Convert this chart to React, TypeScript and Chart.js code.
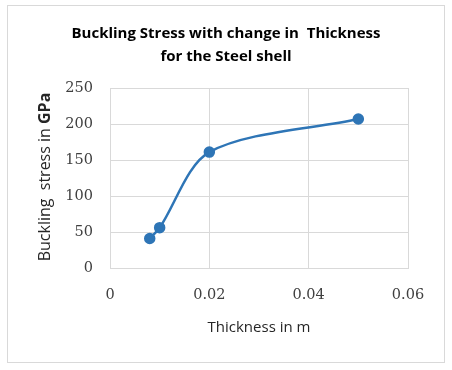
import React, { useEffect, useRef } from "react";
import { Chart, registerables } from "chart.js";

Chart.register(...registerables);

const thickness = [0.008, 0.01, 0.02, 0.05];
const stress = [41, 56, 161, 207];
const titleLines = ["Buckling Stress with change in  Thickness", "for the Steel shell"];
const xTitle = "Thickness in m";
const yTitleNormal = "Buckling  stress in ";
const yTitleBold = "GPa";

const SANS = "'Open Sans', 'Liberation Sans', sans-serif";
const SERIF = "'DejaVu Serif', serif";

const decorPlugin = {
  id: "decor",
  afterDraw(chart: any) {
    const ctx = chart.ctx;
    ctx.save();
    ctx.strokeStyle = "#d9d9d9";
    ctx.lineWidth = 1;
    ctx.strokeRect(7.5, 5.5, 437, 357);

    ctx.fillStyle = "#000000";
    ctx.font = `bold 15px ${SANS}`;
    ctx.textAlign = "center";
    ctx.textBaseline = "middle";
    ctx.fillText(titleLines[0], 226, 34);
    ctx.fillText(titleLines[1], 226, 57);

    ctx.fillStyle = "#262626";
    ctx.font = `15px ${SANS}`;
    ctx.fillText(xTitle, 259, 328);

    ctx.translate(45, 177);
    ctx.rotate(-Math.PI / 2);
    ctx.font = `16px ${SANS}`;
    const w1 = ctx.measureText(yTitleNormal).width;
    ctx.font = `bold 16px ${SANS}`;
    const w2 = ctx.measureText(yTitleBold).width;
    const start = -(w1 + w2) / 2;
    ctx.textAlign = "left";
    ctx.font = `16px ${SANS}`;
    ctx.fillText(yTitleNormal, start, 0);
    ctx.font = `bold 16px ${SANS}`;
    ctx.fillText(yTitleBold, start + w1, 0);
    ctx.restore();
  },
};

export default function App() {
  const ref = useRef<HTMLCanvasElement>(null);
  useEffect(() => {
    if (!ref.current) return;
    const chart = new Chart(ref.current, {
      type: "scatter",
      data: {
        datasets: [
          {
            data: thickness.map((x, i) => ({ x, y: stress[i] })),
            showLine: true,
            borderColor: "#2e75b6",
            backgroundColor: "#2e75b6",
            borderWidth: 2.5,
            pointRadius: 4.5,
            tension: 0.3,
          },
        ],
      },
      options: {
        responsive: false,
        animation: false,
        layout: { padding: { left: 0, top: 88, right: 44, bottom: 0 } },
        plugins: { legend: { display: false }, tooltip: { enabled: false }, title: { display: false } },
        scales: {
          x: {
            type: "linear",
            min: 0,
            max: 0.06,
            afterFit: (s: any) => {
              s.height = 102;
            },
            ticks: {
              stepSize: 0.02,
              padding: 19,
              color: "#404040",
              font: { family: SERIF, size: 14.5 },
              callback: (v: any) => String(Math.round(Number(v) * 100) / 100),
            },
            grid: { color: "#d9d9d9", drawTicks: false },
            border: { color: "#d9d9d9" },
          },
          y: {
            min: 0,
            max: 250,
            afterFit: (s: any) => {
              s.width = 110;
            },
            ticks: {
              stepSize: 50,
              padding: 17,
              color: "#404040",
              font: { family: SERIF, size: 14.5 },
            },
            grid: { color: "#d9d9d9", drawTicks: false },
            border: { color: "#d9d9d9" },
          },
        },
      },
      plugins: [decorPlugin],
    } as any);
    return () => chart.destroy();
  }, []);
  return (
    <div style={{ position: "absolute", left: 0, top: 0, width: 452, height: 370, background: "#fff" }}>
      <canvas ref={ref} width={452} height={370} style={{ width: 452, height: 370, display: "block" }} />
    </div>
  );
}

INSTRUCTIONS FOR THE TASK
Leave out the pictures and restate, word for word, the lines from the top of the data through the line containing "Chart.register(...registerables);", both included.

ANSWER TO THE PROBLEM
Convert this chart to React, TypeScript and Chart.js code.
import React, { useEffect, useRef } from "react";
import { Chart, registerables } from "chart.js";

Chart.register(...registerables);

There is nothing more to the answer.